Si les structures familiales qui existent autour de nous sont différentes, les idées que les gens se font de ce qu’ils considèrent comme une famille sont tout aussi diverses, sinon plus.
Ainsi, le premier des droits dans la sphère familiale, inclus dans le projet du nouveau Code des Familles, est précisément celui qui nous donne la possibilité de créer une famille.

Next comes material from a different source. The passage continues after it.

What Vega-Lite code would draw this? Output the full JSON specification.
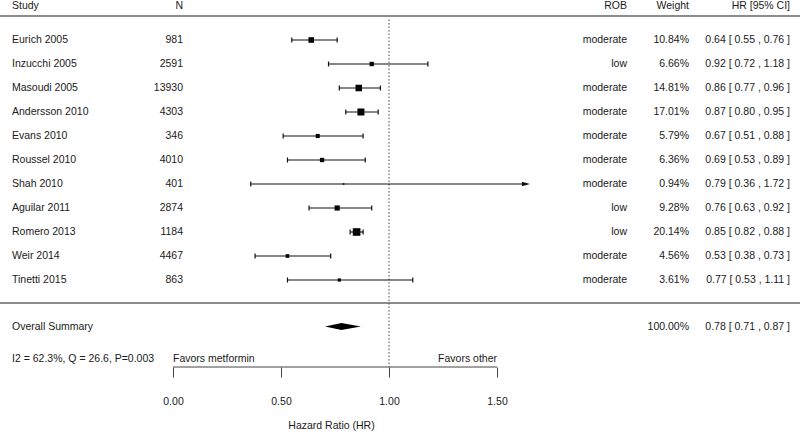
{
  "$schema": "https://vega.github.io/schema/vega-lite/v6.json",
  "width": 800,
  "height": 367,
  "autosize": {"type": "none"},
  "padding": {"left": 0, "top": 0, "right": 0, "bottom": 73},
  "background": "white",
  "config": {
    "view": {"stroke": null},
    "text": {"font": "Liberation Sans", "fontSize": 10.5, "color": "#1a1a1a", "baseline": "middle"}
  },
  "datasets": {
    "studies": [
      {"row": 1, "study": "Eurich 2005", "n": 981, "rob": "moderate", "weight": 10.84, "hr": 0.64, "lo": 0.55, "hi": 0.76, "wlab": "10.84%", "cilab": "0.64 [ 0.55 , 0.76 ]"},
      {"row": 2, "study": "Inzucchi 2005", "n": 2591, "rob": "low", "weight": 6.66, "hr": 0.92, "lo": 0.72, "hi": 1.18, "wlab": "6.66%", "cilab": "0.92 [ 0.72 , 1.18 ]"},
      {"row": 3, "study": "Masoudi 2005", "n": 13930, "rob": "moderate", "weight": 14.81, "hr": 0.86, "lo": 0.77, "hi": 0.96, "wlab": "14.81%", "cilab": "0.86 [ 0.77 , 0.96 ]"},
      {"row": 4, "study": "Andersson 2010", "n": 4303, "rob": "moderate", "weight": 17.01, "hr": 0.87, "lo": 0.80, "hi": 0.95, "wlab": "17.01%", "cilab": "0.87 [ 0.80 , 0.95 ]"},
      {"row": 5, "study": "Evans 2010", "n": 346, "rob": "moderate", "weight": 5.79, "hr": 0.67, "lo": 0.51, "hi": 0.88, "wlab": "5.79%", "cilab": "0.67 [ 0.51 , 0.88 ]"},
      {"row": 6, "study": "Roussel 2010", "n": 4010, "rob": "moderate", "weight": 6.36, "hr": 0.69, "lo": 0.53, "hi": 0.89, "wlab": "6.36%", "cilab": "0.69 [ 0.53 , 0.89 ]"},
      {"row": 7, "study": "Shah 2010", "n": 401, "rob": "moderate", "weight": 0.94, "hr": 0.79, "lo": 0.36, "hi": 1.72, "wlab": "0.94%", "cilab": "0.79 [ 0.36 , 1.72 ]"},
      {"row": 8, "study": "Aguilar 2011", "n": 2874, "rob": "low", "weight": 9.28, "hr": 0.76, "lo": 0.63, "hi": 0.92, "wlab": "9.28%", "cilab": "0.76 [ 0.63 , 0.92 ]"},
      {"row": 9, "study": "Romero 2013", "n": 1184, "rob": "low", "weight": 20.14, "hr": 0.85, "lo": 0.82, "hi": 0.88, "wlab": "20.14%", "cilab": "0.85 [ 0.82 , 0.88 ]"},
      {"row": 10, "study": "Weir 2014", "n": 4467, "rob": "moderate", "weight": 4.56, "hr": 0.53, "lo": 0.38, "hi": 0.73, "wlab": "4.56%", "cilab": "0.53 [ 0.38 , 0.73 ]"},
      {"row": 11, "study": "Tinetti 2015", "n": 863, "rob": "moderate", "weight": 3.61, "hr": 0.77, "lo": 0.53, "hi": 1.11, "wlab": "3.61%", "cilab": "0.77 [ 0.53 , 1.11 ]"}
    ],
    "summary": [
      {"hr": 0.704, "top": 12.94, "bot": 12.94},
      {"hr": 0.78, "top": 12.795, "bot": 13.085},
      {"hr": 0.87, "top": 12.94, "bot": 12.94}
    ],
    "one": [{}]
  },
  "data": {"name": "studies"},
  "layer": [
    {
      "mark": {"type": "point", "shape": "square", "filled": true, "color": "#000", "opacity": 1},
      "encoding": {
        "x": {"field": "hr", "type": "quantitative", "scale": {"domain": [-0.80093, 2.90278], "nice": false, "zero": false},
          "axis": {"values": [0, 0.5, 1, 1.5], "format": ".2f", "domain": false, "grid": false, "ticks": true, "tickSize": 10, "tickColor": "#444", "tickWidth": 1,
            "labelFont": "Liberation Sans", "labelFontSize": 10.5, "labelColor": "#1a1a1a", "labelBaseline": "middle", "labelPadding": 24, "labelFlush": false, "labelOverlap": false,
            "title": "Hazard Ratio (HR)", "titleFont": "Liberation Sans", "titleFontSize": 10.5, "titleFontWeight": "normal", "titleColor": "#1a1a1a", "titleX": 331, "titleY": 58, "titleBaseline": "middle", "titleAlign": "center"}},
        "y": {"field": "row", "type": "quantitative", "scale": {"domain": [-0.6667, 14.625], "nice": false, "zero": false, "reverse": true}, "axis": null},
        "size": {"field": "weight", "type": "quantitative", "scale": {"domain": [0, 20.14], "range": [0, 58], "zero": true}, "legend": null}
      }
    },
    {
      "data": {"name": "one"},
      "mark": {"type": "rule", "stroke": "#666", "strokeWidth": 1.6},
      "encoding": {"x": {"datum": -0.801, "type": "quantitative"}, "x2": {"datum": 2.903}, "y": {"datum": 0, "type": "quantitative"}}
    },
    {
      "data": {"name": "one"},
      "mark": {"type": "rule", "stroke": "#666", "strokeWidth": 1.6},
      "encoding": {"x": {"datum": -0.801, "type": "quantitative"}, "x2": {"datum": 2.903}, "y": {"datum": 11.958, "type": "quantitative"}}
    },
    {
      "data": {"name": "one"},
      "mark": {"type": "rule", "stroke": "#444", "strokeWidth": 1, "strokeDash": [1.5, 2]},
      "encoding": {"x": {"datum": 1, "type": "quantitative"}, "y": {"datum": 0.15, "type": "quantitative"}, "y2": {"datum": 14.625}}
    },
    {
      "data": {"name": "one"},
      "mark": {"type": "rule", "stroke": "#444", "strokeWidth": 1},
      "encoding": {"x": {"datum": 0, "type": "quantitative"}, "x2": {"datum": 1.5}, "y": {"datum": 14.625, "type": "quantitative"}}
    },
    {
      "transform": [{"filter": "datum.hi <= 1.6"}],
      "mark": {"type": "rule", "stroke": "#111", "strokeWidth": 1.2},
      "encoding": {"x": {"field": "lo", "type": "quantitative"}, "x2": {"field": "hi"}, "y": {"field": "row", "type": "quantitative"}}
    },
    {
      "transform": [{"filter": "datum.hi > 1.6"}],
      "mark": {"type": "rule", "stroke": "#111", "strokeWidth": 1.2},
      "encoding": {"x": {"field": "lo", "type": "quantitative"}, "x2": {"datum": 1.64}, "y": {"field": "row", "type": "quantitative"}}
    },
    {
      "transform": [{"filter": "datum.hi > 1.6"}],
      "mark": {"type": "point", "shape": "M-1,-0.55L1,0L-1,0.55Z", "filled": true, "color": "#111", "opacity": 1, "size": 64},
      "encoding": {"x": {"datum": 1.634, "type": "quantitative"}, "y": {"field": "row", "type": "quantitative"}}
    },
    {
      "mark": {"type": "tick", "orient": "vertical", "color": "#111", "size": 5, "thickness": 1.2, "opacity": 1},
      "encoding": {"x": {"field": "lo", "type": "quantitative"}, "y": {"field": "row", "type": "quantitative"}}
    },
    {
      "transform": [{"filter": "datum.hi <= 1.6"}],
      "mark": {"type": "tick", "orient": "vertical", "color": "#111", "size": 5, "thickness": 1.2, "opacity": 1},
      "encoding": {"x": {"field": "hi", "type": "quantitative"}, "y": {"field": "row", "type": "quantitative"}}
    },
    {
      "mark": {"type": "text", "align": "left"},
      "encoding": {"x": {"datum": -0.7454, "type": "quantitative"}, "y": {"field": "row", "type": "quantitative"}, "text": {"field": "study"}}
    },
    {
      "mark": {"type": "text", "align": "right"},
      "encoding": {"x": {"datum": 0.0463, "type": "quantitative"}, "y": {"field": "row", "type": "quantitative"}, "text": {"field": "n", "type": "quantitative", "format": "d"}}
    },
    {
      "mark": {"type": "text", "align": "right"},
      "encoding": {"x": {"datum": 2.1019, "type": "quantitative"}, "y": {"field": "row", "type": "quantitative"}, "text": {"field": "rob"}}
    },
    {
      "mark": {"type": "text", "align": "right"},
      "encoding": {"x": {"datum": 2.3889, "type": "quantitative"}, "y": {"field": "row", "type": "quantitative"}, "text": {"field": "wlab"}}
    },
    {
      "mark": {"type": "text", "align": "right"},
      "encoding": {"x": {"datum": 2.8565, "type": "quantitative"}, "y": {"field": "row", "type": "quantitative"}, "text": {"field": "cilab"}}
    },
    {
      "data": {"name": "summary"},
      "mark": {"type": "area", "orient": "vertical", "color": "#000", "opacity": 1, "line": false},
      "encoding": {"x": {"field": "hr", "type": "quantitative"}, "y": {"field": "top", "type": "quantitative"}, "y2": {"field": "bot"}}
    },
    {
      "data": {"name": "one"},
      "mark": {"type": "text", "align": "left", "text": "Study"},
      "encoding": {"x": {"datum": -0.7454, "type": "quantitative"}, "y": {"datum": -0.41, "type": "quantitative"}}
    },
    {
      "data": {"name": "one"},
      "mark": {"type": "text", "align": "right", "text": "N"},
      "encoding": {"x": {"datum": 0.0463, "type": "quantitative"}, "y": {"datum": -0.41, "type": "quantitative"}}
    },
    {
      "data": {"name": "one"},
      "mark": {"type": "text", "align": "right", "text": "ROB"},
      "encoding": {"x": {"datum": 2.1019, "type": "quantitative"}, "y": {"datum": -0.41, "type": "quantitative"}}
    },
    {
      "data": {"name": "one"},
      "mark": {"type": "text", "align": "right", "text": "Weight"},
      "encoding": {"x": {"datum": 2.3889, "type": "quantitative"}, "y": {"datum": -0.41, "type": "quantitative"}}
    },
    {
      "data": {"name": "one"},
      "mark": {"type": "text", "align": "right", "text": "HR [95% CI]"},
      "encoding": {"x": {"datum": 2.8565, "type": "quantitative"}, "y": {"datum": -0.41, "type": "quantitative"}}
    },
    {
      "data": {"name": "one"},
      "mark": {"type": "text", "align": "left", "text": "Overall Summary"},
      "encoding": {"x": {"datum": -0.7454, "type": "quantitative"}, "y": {"datum": 12.94, "type": "quantitative"}}
    },
    {
      "data": {"name": "one"},
      "mark": {"type": "text", "align": "right", "text": "100.00%"},
      "encoding": {"x": {"datum": 2.3889, "type": "quantitative"}, "y": {"datum": 12.94, "type": "quantitative"}}
    },
    {
      "data": {"name": "one"},
      "mark": {"type": "text", "align": "right", "text": "0.78 [ 0.71 , 0.87 ]"},
      "encoding": {"x": {"datum": 2.8565, "type": "quantitative"}, "y": {"datum": 12.94, "type": "quantitative"}}
    },
    {
      "data": {"name": "one"},
      "mark": {"type": "text", "align": "left", "text": "I2 = 62.3%, Q = 26.6, P=0.003"},
      "encoding": {"x": {"datum": -0.7454, "type": "quantitative"}, "y": {"datum": 14.29, "type": "quantitative"}}
    },
    {
      "data": {"name": "one"},
      "mark": {"type": "text", "align": "left", "text": "Favors metformin"},
      "encoding": {"x": {"datum": 0, "type": "quantitative"}, "y": {"datum": 14.29, "type": "quantitative"}}
    },
    {
      "data": {"name": "one"},
      "mark": {"type": "text", "align": "right", "text": "Favors other"},
      "encoding": {"x": {"datum": 1.5, "type": "quantitative"}, "y": {"datum": 14.29, "type": "quantitative"}}
    }
  ]
}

Bien sûr, à condition de tenir compte des principes, qui sont également clairement définis dans le texte, et qui reposent sur une idée fondamentale : les relations qui se développent dans le milieu familial sont fondées sur la dignité comme valeur suprême.
Alors oui, la famille que nous voulons, celle dont nous rêvons, celle qui répond à nos attentes d’êtres humains, se choisit, se fonde et se construit, et si c’est ainsi, il ne fait aucun doute qu’elle sera toujours notre refuge et notre soutien.
TOUTES LES FAMILLES, TOUTES...
Le nouveau Code des Familles cubaines, s’il est approuvé, est un instrument d’une grande portée qui sera parmi les plus avancés de ceux en vigueur aujourd’hui sur notre continent, ce qui en dit long aussi sur le chemin que nous suivons en tant que société.
Partant du principe que l’amour est la première condition pour qu’une famille existe, cela a le mérite d’élargir nos concepts d’inclusion, de mettre un nom sur ce qui était autrefois pratiquement innommable, d’avancer vers la naturalisation de structures familiales dont le statut en matière de droits est resté pendant des années dans un certain flou.
Ce document, dont tout Cubain informé peut aujourd’hui parler en toute connaissance de cause, constitue un saut qualitatif très important dans ce qui a toujours été un objectif primordial de notre système social : lutter contre les manifestations de discrimination.
Ce Code est un miroir qui reflète avec une fidélité admirable l’image que la Cuba d’aujourd’hui montre en matière de familles.